Lean Solutions: How Companies and Customers Can Create Value and Wealth Together

By James P. Womack and
Daniel T. Jones
Free Press, 2005
366 pages, $30.00

Lean Solutions is the fifth book from the writing partnership of James Womack and Daniel Jones, chairman and president, respectively, of the Lean Enterprise Institute. They have become well-known as the founders of the “lean production” movement, the basis of which they first encountered in the 1980s in the guise of the Toyota production system (TPS) during MIT’s five-year study of the future of the automobile. The authors’ first four books looked at lean practices in manufacturing processes. Now this muda-hunting duo (muda is the Japanese word for waste of any kind) have turned their attention to the waste of consumers’ time and effort.

The six things that lean consumers demand are: solve my problem completely, don’t waste my time, provide exactly what I want, deliver value where I want it, supply value when I want it, and reduce the number of decisions I must make to solve my problems. The authors dub the challenge of meeting these demands “lean provision,” and they devote a chapter to each of them. They start by “mapping” what should be a simple task, getting one’s automobile repaired, to show how much time is wasted. An average visit to the auto repair shop, they report, takes three and a half hours, more than 70 percent of which (nearly two and a half hours) creates no value at all to the customer. By the time Dr. Womack and Mr. Jones have finished tweaking the lean version of the process, the total time consumed has been reduced to one and a quarter hours, of which only 30 percent (just over 20 minutes) is wasted.

Sometimes lean solutions seem to flout conventional wisdom. For instance, many firms tacitly assume that the customer’s time is “free” and try to minimize the firm’s hourly costs by staffing help desks with cheap, unskilled labor. The result is that consumers often spend a good deal of their time searching for answers to their problems. The lean solution is to inject intelligent feedback into the situation by putting relatively expensive, well-trained people into the first line of respondents, where the customer’s problem can be either solved or correctly directed after just one encounter. Fujitsu Services is an example of one company that has thrived by organizing help desks in this way.

Companies that pursue lean solutions can segment their markets creatively, moving beyond segmentation into rigid product and demographic categories.
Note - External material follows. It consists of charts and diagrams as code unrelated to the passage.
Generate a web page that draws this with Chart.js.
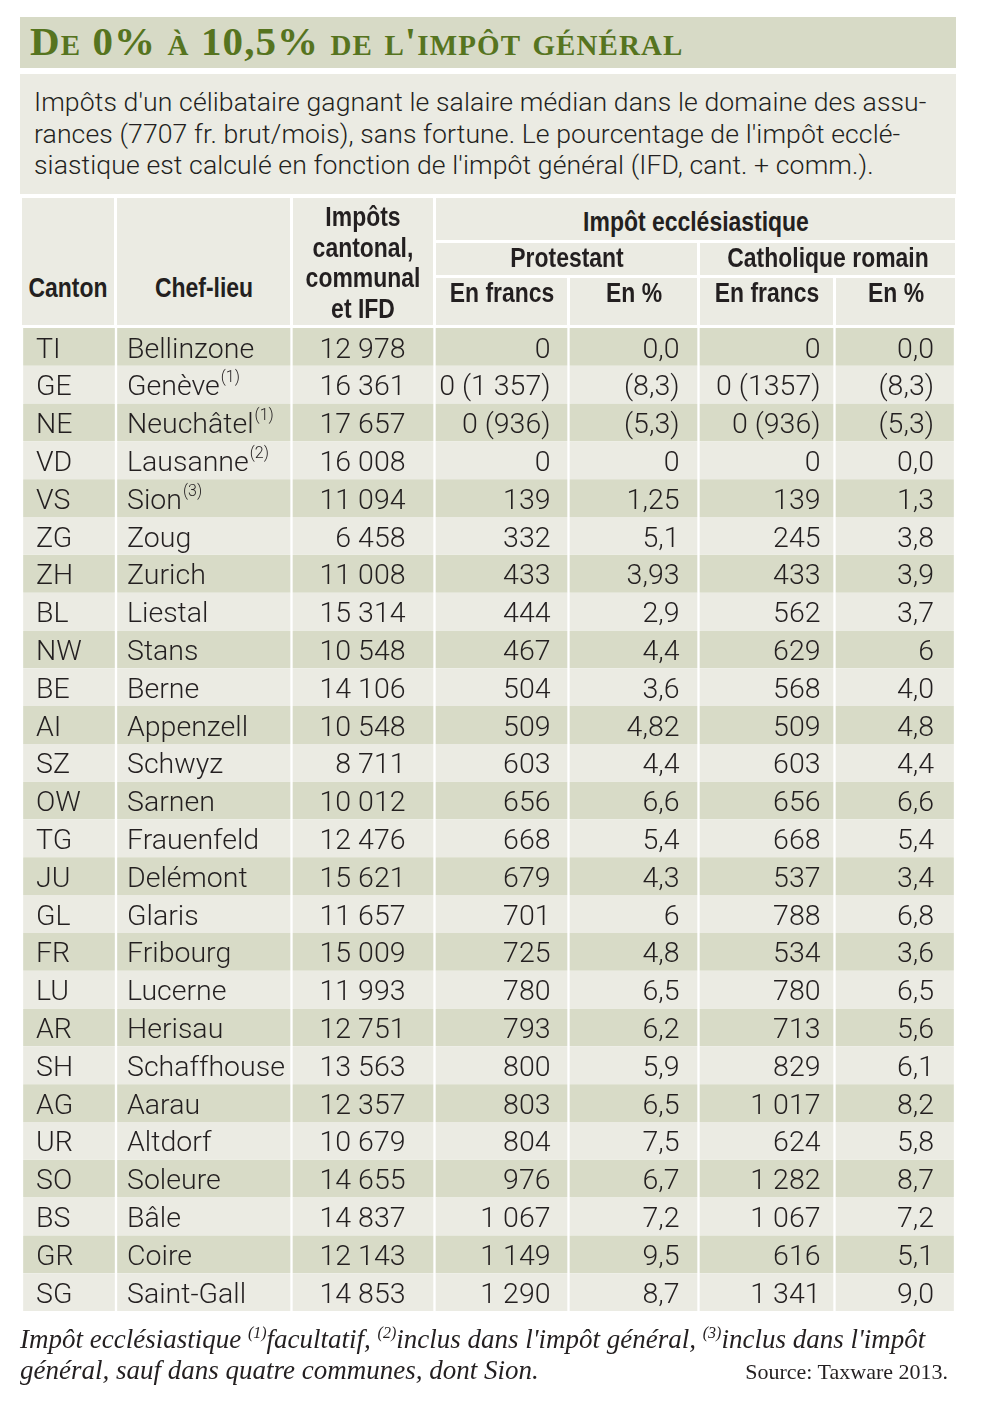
<!DOCTYPE html>
<html lang="fr">
<head>
<meta charset="utf-8">
<script src="https://cdn.jsdelivr.net/npm/chart.js@4.4.1/dist/chart.umd.min.js"></script>
<style>
  html,body{margin:0;padding:0;background:#fff;}
  body{width:1000px;height:1407px;position:relative;overflow:hidden;}
  #wrap{position:absolute;left:0;top:0;width:1000px;height:1407px;}
  canvas{position:absolute;left:0;top:0;}
  .box{position:absolute;box-sizing:border-box;}
  .title{left:20px;top:17px;width:936px;height:51px;background:#d7dac6;}
  .title span{position:absolute;left:10px;top:0px;font-family:"Liberation Serif","DejaVu Serif",serif;font-weight:bold;font-variant:small-caps;font-size:41px;color:#56741f;letter-spacing:1.1px;white-space:nowrap;}
  .desc{left:20px;top:74px;width:936px;height:120px;background:#ebebe3;}
  .desc div{position:absolute;left:14px;top:12px;font-family:Roboto,"Noto Sans",sans-serif;font-weight:300;font-size:26.6px;line-height:31.5px;color:#231f20;white-space:nowrap;letter-spacing:0.1px;}
  .h{position:absolute;box-sizing:border-box;background:#ebebe3;}
  .h span{position:absolute;left:50%;font-family:"Liberation Sans",Arial,sans-serif;font-weight:bold;font-size:27px;line-height:30.5px;color:#231f20;text-align:center;white-space:nowrap;transform:translate(-50%,-50%) scaleX(0.85);}
  .foot{position:absolute;left:20px;top:1324px;font-family:"Liberation Serif","DejaVu Serif",serif;font-style:italic;font-size:27px;line-height:31px;color:#231f20;white-space:nowrap;}
  .foot sup{font-size:16px;vertical-align:10px;line-height:0;}
  .src{position:absolute;right:52px;top:1359px;font-family:"Liberation Serif","DejaVu Serif",serif;font-size:22px;color:#231f20;white-space:nowrap;}
</style>
</head>
<body>
<div id="wrap">
  <canvas id="c" width="1000" height="1407"></canvas>
  <div class="box title"><span>De 0% à 10,5% de l'impôt général</span></div>
  <div class="box desc"><div>Impôts d'un célibataire gagnant le salaire médian dans le domaine des assu-<br>rances (7707 fr. brut/mois), sans fortune. Le pourcentage de l'impôt ecclé-<br>siastique est calculé en fonction de l'impôt général (IFD, cant. + comm.).</div></div>

  <div class="h" style="left:22px;top:198px;width:92px;height:127px;"><span style="top:90px;">Canton</span></div>
  <div class="h" style="left:117px;top:198px;width:173px;height:127px;"><span style="top:90px;">Chef-lieu</span></div>
  <div class="h" style="left:293px;top:198px;width:140px;height:127px;"><span style="top:65px;">Impôts<br>cantonal,<br>communal<br>et IFD</span></div>
  <div class="h" style="left:436px;top:198px;width:519px;height:42px;"><span style="top:24px;">Impôt ecclésiastique</span></div>
  <div class="h" style="left:436px;top:243px;width:261px;height:32px;"><span style="top:15px;">Protestant</span></div>
  <div class="h" style="left:700px;top:243px;width:255px;height:32px;"><span style="top:15px;">Catholique romain</span></div>
  <div class="h" style="left:436px;top:278px;width:131px;height:47px;"><span style="top:15px;">En francs</span></div>
  <div class="h" style="left:570px;top:278px;width:127px;height:47px;"><span style="top:15px;">En %</span></div>
  <div class="h" style="left:700px;top:278px;width:133px;height:47px;"><span style="top:15px;">En francs</span></div>
  <div class="h" style="left:836px;top:278px;width:119px;height:47px;"><span style="top:15px;">En %</span></div>

  <div class="foot">Impôt ecclésiastique <sup>(1)</sup>facultatif, <sup>(2)</sup>inclus dans l'impôt général, <sup>(3)</sup>inclus dans l'impôt<br>général, sauf dans quatre communes, dont Sion.</div>
  <div class="src">Source: Taxware 2013.</div>
</div>
<script>
// ---- DATA ----
const cantons = ["TI","GE","NE","VD","VS","ZG","ZH","BL","NW","BE","AI","SZ","OW","TG","JU","GL","FR","LU","AR","SH","AG","UR","SO","BS","GR","SG"];
const chefLieux = ["Bellinzone","Genève","Neuchâtel","Lausanne","Sion","Zoug","Zurich","Liestal","Stans","Berne","Appenzell","Schwyz","Sarnen","Frauenfeld","Delémont","Glaris","Fribourg","Lucerne","Herisau","Schaffhouse","Aarau","Altdorf","Soleure","Bâle","Coire","Saint-Gall"];
const notes = ["","(1)","(1)","(2)","(3)","","","","","","","","","","","","","","","","","","","","",""];
const impotsGeneral = ["12 978","16 361","17 657","16 008","11 094","6 458","11 008","15 314","10 548","14 106","10 548","8 711","10 012","12 476","15 621","11 657","15 009","11 993","12 751","13 563","12 357","10 679","14 655","14 837","12 143","14 853"];
const protFrancs = ["0","0 (1 357)","0 (936)","0","139","332","433","444","467","504","509","603","656","668","679","701","725","780","793","800","803","804","976","1 067","1 149","1 290"];
const protPct = ["0,0","(8,3)","(5,3)","0","1,25","5,1","3,93","2,9","4,4","3,6","4,82","4,4","6,6","5,4","4,3","6","4,8","6,5","6,2","5,9","6,5","7,5","6,7","7,2","9,5","8,7"];
const cathFrancs = ["0","0 (1357)","0 (936)","0","139","245","433","562","629","568","509","603","656","668","537","788","534","780","713","829","1 017","624","1 282","1 067","616","1 341"];
const cathPct = ["0,0","(8,3)","(5,3)","0,0","1,3","3,8","3,9","3,7","6","4,0","4,8","4,4","6,6","5,4","3,4","6,8","3,6","6,5","5,6","6,1","8,2","5,8","8,7","7,2","5,1","9,0"];

// ---- LAYOUT (column widths in table units, text alignment) ----
const columns = [
  {values: cantons,       width: 94,    align: "left",  pad: 14},
  {values: chefLieux,     width: 175.5, align: "left",  pad: 11, notes: notes},
  {values: impotsGeneral, width: 143,   align: "right", pad: 29},
  {values: protFrancs,    width: 134,   align: "right", pad: 18},
  {values: protPct,       width: 130,   align: "right", pad: 19},
  {values: cathFrancs,    width: 136,   align: "right", pad: 14},
  {values: cathPct,       width: 120.5, align: "right", pad: 21}
];
const darkRow = "#d8dbc7", lightRow = "#ebebe3";
const bodyFont = '300 28.5px Roboto, "Noto Sans", sans-serif';
const noteFont = '300 16px Roboto, "Noto Sans", sans-serif';

const datasets = columns.map((col, ci) => ({
  label: "col" + ci,
  data: cantons.map(() => col.width),
  backgroundColor: cantons.map((_, i) => i % 2 === 0 ? darkRow : lightRow),
  borderColor: "#ffffff",
  borderWidth: {left: 1.5, right: 1.5, top: 0, bottom: 0},
  borderSkipped: false,
  barPercentage: 1,
  categoryPercentage: 1
}));

const cellText = {
  id: "cellText",
  afterDatasetsDraw(chart) {
    const ctx = chart.ctx;
    ctx.save();
    ctx.fillStyle = "#231f20";
    ctx.textBaseline = "middle";
    columns.forEach((col, ci) => {
      const meta = chart.getDatasetMeta(ci);
      meta.data.forEach((bar, ri) => {
        const p = bar.getProps(["x", "y", "base"], true);
        const left = Math.min(p.x, p.base), right = Math.max(p.x, p.base);
        const txt = col.values[ri];
        const y = p.y + 3.5;
        ctx.font = bodyFont;
        if (col.align === "left") {
          ctx.textAlign = "left";
          ctx.fillText(txt, left + col.pad, y);
          if (col.notes && col.notes[ri]) {
            const w = ctx.measureText(txt).width;
            ctx.font = noteFont;
            ctx.fillText(col.notes[ri], left + col.pad + w + 1, y - 10);
          }
        } else {
          ctx.textAlign = "right";
          ctx.fillText(txt, right - col.pad, y);
        }
      });
    });
    ctx.restore();
  }
};

new Chart(document.getElementById("c"), {
  type: "bar",
  data: {labels: cantons, datasets: datasets},
  options: {
    indexAxis: "y",
    responsive: false,
    animation: false,
    layout: {padding: {top: 328, bottom: 96, left: 0, right: 0}},
    plugins: {legend: {display: false}, tooltip: {enabled: false}, title: {display: false}},
    scales: {
      x: {type: "linear", stacked: true, min: -22, max: 978, display: false},
      y: {type: "category", stacked: true, display: false, offset: true}
    }
  },
  plugins: [cellText]
});
</script>
</body>
</html>
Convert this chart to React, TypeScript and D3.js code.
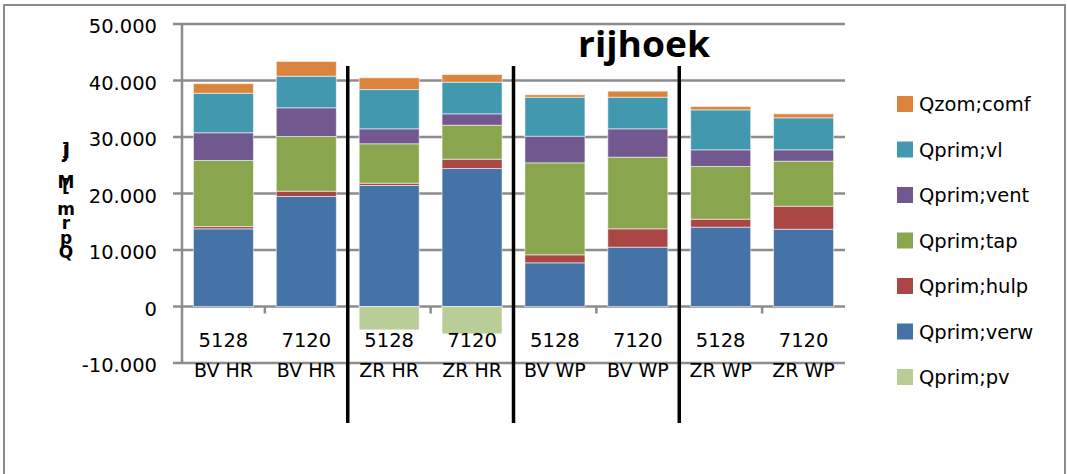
import React from "react";
import * as d3 from "d3";

// category labels (two lines each)
const CODES = ["5128", "7120", "5128", "7120", "5128", "7120", "5128", "7120"];
const GROUPS = ["BV HR", "BV HR", "ZR HR", "ZR HR", "BV WP", "BV WP", "ZR WP", "ZR WP"];

// series values
const Q_PRIM_VERW = [13750, 19470, 21420, 24420, 7730, 10500, 14040, 13680];
const Q_PRIM_HULP = [400, 940, 400, 1650, 1420, 3250, 1410, 4070];
const Q_PRIM_TAP = [11700, 9680, 6980, 6020, 16280, 12680, 9330, 7970];
const Q_PRIM_VENT = [4900, 5080, 2650, 2010, 4710, 5020, 2950, 2010];
const Q_PRIM_VL = [7000, 5590, 6950, 5600, 6900, 5590, 7080, 5670];
const Q_ZOM_COMF = [1700, 2600, 2080, 1360, 430, 1070, 590, 700];
const Q_PRIM_PV = [0, 0, -4130, -4840, 0, 0, 0, 0];

const Y_TICKS = [-10000, 0, 10000, 20000, 30000, 40000, 50000];
const SEPARATORS = [2, 4, 6]; // a black line before these categories
const TITLE = "rijhoek";
const Y_TITLE = "Qprim [MJ]";

const SERIES = [
  { key: "verw", name: "Qprim;verw", color: "#4572A7", values: Q_PRIM_VERW },
  { key: "hulp", name: "Qprim;hulp", color: "#AA4643", values: Q_PRIM_HULP },
  { key: "tap", name: "Qprim;tap", color: "#89A54E", values: Q_PRIM_TAP },
  { key: "vent", name: "Qprim;vent", color: "#71588F", values: Q_PRIM_VENT },
  { key: "vl", name: "Qprim;vl", color: "#4198AF", values: Q_PRIM_VL },
  { key: "comf", name: "Qzom;comf", color: "#DB843D", values: Q_ZOM_COMF },
  { key: "pv", name: "Qprim;pv", color: "#B9CD96", values: Q_PRIM_PV },
];
const LEGEND_ORDER = ["comf", "vl", "vent", "tap", "hulp", "verw", "pv"];

const W = 1067;
const H = 474;
const FONT = "'DejaVu Sans', sans-serif";
const GRID = "#8c8c8c";

const fmt = d3
  .formatLocale({ decimal: ",", thousands: ".", grouping: [3], currency: ["", ""], minus: "-" })
  .format(",");

export default function App() {
  const rows = CODES.map((c, i) => {
    const r: any = { idx: i };
    SERIES.forEach((s) => (r[s.key] = s.values[i]));
    return r;
  });

  const stacked = d3
    .stack()
    .keys(SERIES.map((s) => s.key))
    .offset(d3.stackOffsetDiverging)(rows);

  const x = d3
    .scaleBand<number>()
    .domain(CODES.map((_, i) => i))
    .range([182, 845])
    .paddingInner(0.276)
    .paddingOuter(0.138);

  const y = d3.scaleLinear().domain([-10000, 50000]).range([363, 24]);

  const step = x.step();
  const left = x.range()[0];
  const boundary = (i: number) => left + i * step;

  // Excel draws the vertical title char by char, squeezed together
  const yTitleChars = Y_TITLE.replace(" ", "").replace("i", "").split("");
  const yTitleBase = [258, 244, 229, 215, 192, 188, 158, 156];

  return (
    <svg
      width={W}
      height={H}
      style={{ position: "absolute", left: 0, top: 0, background: "#fff" }}
      fontFamily={FONT}
    >
      <rect x={4} y={5} width={1061} height={H + 10} fill="#fff" stroke={GRID} strokeWidth={2} />

      {/* gridlines + y labels */}
      {Y_TICKS.map((t) => (
        <g key={t}>
          <line x1={173} x2={845} y1={y(t)} y2={y(t)} stroke={GRID} strokeWidth={2.5} />
          <text x={157} y={y(t) + 9} textAnchor="end" fontSize={19.5} fill="#000">
            {fmt(t)}
          </text>
        </g>
      ))}
      <line x1={left} x2={left} y1={y(50000)} y2={y(-10000)} stroke={GRID} strokeWidth={2.5} />

      {/* category ticks every two categories */}
      {[2, 4, 6, 8].map((i) => (
        <line
          key={i}
          x1={boundary(i - 1)}
          x2={boundary(i - 1)}
          y1={y(0)}
          y2={y(0) + 7}
          stroke={GRID}
          strokeWidth={2.5}
        />
      ))}

      {/* bars */}
      {stacked.map((layer, li) => (
        <g key={layer.key} fill={SERIES[li].color}>
          {layer.map((d, i) =>
            d[1] - d[0] === 0 ? null : (
              <rect
                key={i}
                x={x(i)}
                width={x.bandwidth()}
                y={y(Math.max(d[0], d[1]))}
                height={Math.abs(y(d[0]) - y(d[1]))}
                stroke="rgba(255,255,255,0.55)"
                strokeWidth={1}
              />
            ),
          )}
        </g>
      ))}

      {/* category labels */}
      {CODES.map((c, i) => (
        <g key={i}>
          <text x={x(i)! + x.bandwidth() / 2} y={347} textAnchor="middle" fontSize={19.5}>
            {c}
          </text>
          <text x={x(i)! + x.bandwidth() / 2} y={377} textAnchor="middle" fontSize={19}>
            {GROUPS[i]}
          </text>
        </g>
      ))}

      {/* separator lines */}
      {SEPARATORS.map((i) => (
        <line
          key={i}
          x1={boundary(i)}
          x2={boundary(i)}
          y1={66}
          y2={423}
          stroke="#000"
          strokeWidth={3.5}
        />
      ))}

      {/* title */}
      <text
        x={578}
        y={57}
        fontSize={36}
        fontWeight="bold"
        fontFamily="'Open Sans', sans-serif"
        textLength={132}
        lengthAdjust="spacingAndGlyphs"
      >
        {TITLE}
      </text>

      {/* y axis title */}
      {yTitleChars.map((ch, i) => (
        <text
          key={i}
          x={66}
          y={yTitleBase[i]}
          textAnchor="middle"
          fontSize={17}
          fontWeight="bold"
        >
          {ch}
        </text>
      ))}

      {/* legend */}
      {LEGEND_ORDER.map((k, i) => {
        const s = SERIES.find((d) => d.key === k)!;
        const cy = 104 + i * 45.5;
        return (
          <g key={k}>
            <rect x={897} y={cy - 8} width={16} height={16} fill={s.color} />
            <text x={919} y={cy + 7} fontSize={19.5}>
              {s.name}
            </text>
          </g>
        );
      })}
    </svg>
  );
}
For example, Tesco, the incredibly successful British supermarket chain, found that the same customers are prepared to buy the same products at a wide range of price points, depending on the circumstances and context in which a shopping decision is made. Tesco has used this information in combination with state-of-the-art supply chain management to present itself to its consumers in four different store formats. Traditional Tesco supermarkets are now complemented by large “Tesco Extra” stores on suburban perimeters, where they compete with Wal-Mart–type “big box” stores. There are smaller “Tesco Metro” stores on fancy, city-center shopping streets, and even smaller “Tesco Express” convenience stores in gas stations and at busy intersections. All the formats, including the online service Tesco.com, have different pricing, but are supported by the same lean logistics system.

Many of the service scenarios discussed in this well-written, provocative book may never come to pass, but Dr. Womack and Mr. Jones have given managers a whole new way of thinking through the opportunities that lie ahead.